A version of a quote attributed to Martin Niemöller, illustrated by Mike Harrison
By Jim Naureckas
Jan 30, 2017
As Donald Trump issued an executive order intended to single out Muslims for immigration restrictions, many Americans searched their consciences for the right way to respond to this act of discrimination by their government. “First they came for the Communists/And I did not speak out/Because I was not a Communist,” begins the famous poem by Martin Niemoller. How can we avoid making the same mistake that the Germans made who failed to stand up against the first acts of repression by the Nazi regime?
Fortunately, the New York Times Magazine publishes a column called “The Ethicist” that offers advice on complex moral questions. In the most recent column (1/25/17), “The Ethicist” offers some advice that’s relevant to the Trump era of heightened xenophobia, ethnic scapegoating and threats to civil liberties: If someone confides to you about an immigration violation, he says, you should inform against them to the government.
A reader wrote in to “The Ethicist” to ask what they should do about an acquaintance who admitted to them that she had married a US citizen only in order get US citizenship. “Do I have an ethical obligation to speak out about marriage fraud when it is used to gain US citizenship?” the reader asked.
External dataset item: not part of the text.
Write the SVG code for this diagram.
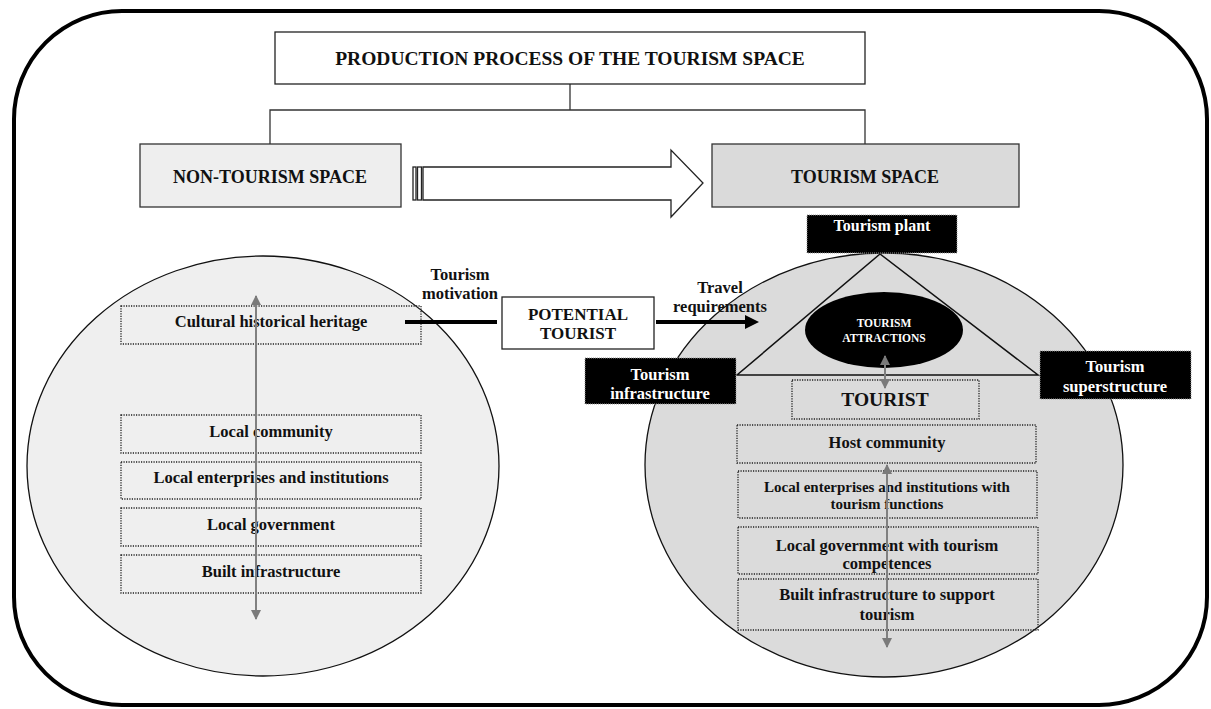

No, but it would be a good thing to do, was the response of Kwame Anthony Appiah, who writes the “Ethicist” column. (Appiah decribed himself as “an immigrant who became a citizen myself.”) The columnist wrote:
It is the nature of the nation-state arrangement that states have a right to regulate who crosses their borders. You may disagree with one feature or another of our system, but over all it is fairer than many others. And if someone abuses it by the sort of fraud you have described, they are not only breaking the law, they are jumping a queue that millions of other people have formed by applying properly and then waiting their turn.
Given that you’re clearly not the only person who has the relevant information, and given the diffuse nature of the harm, you’re not obligated to report what you know. But provided you are morally certain about your conclusion, it would be a good thing if you did. US Immigration and Customs Enforcement has a website where you may report anonymously. (Filing false information is a crime.) It would be up to them to confirm what you say.
Presumably such advice would also apply to the estimated 11 million undocumented immigrants living in the United States whom Trump has threatened to deport. Has your neighbor admitted to you that they don’t have a green card? Homeland Security has a website where you can anonymously report them!
The New York Times can publish an updated version of the Niemoller poem: “First they came for the immigrants—and I said people should secretly turn them into the government.”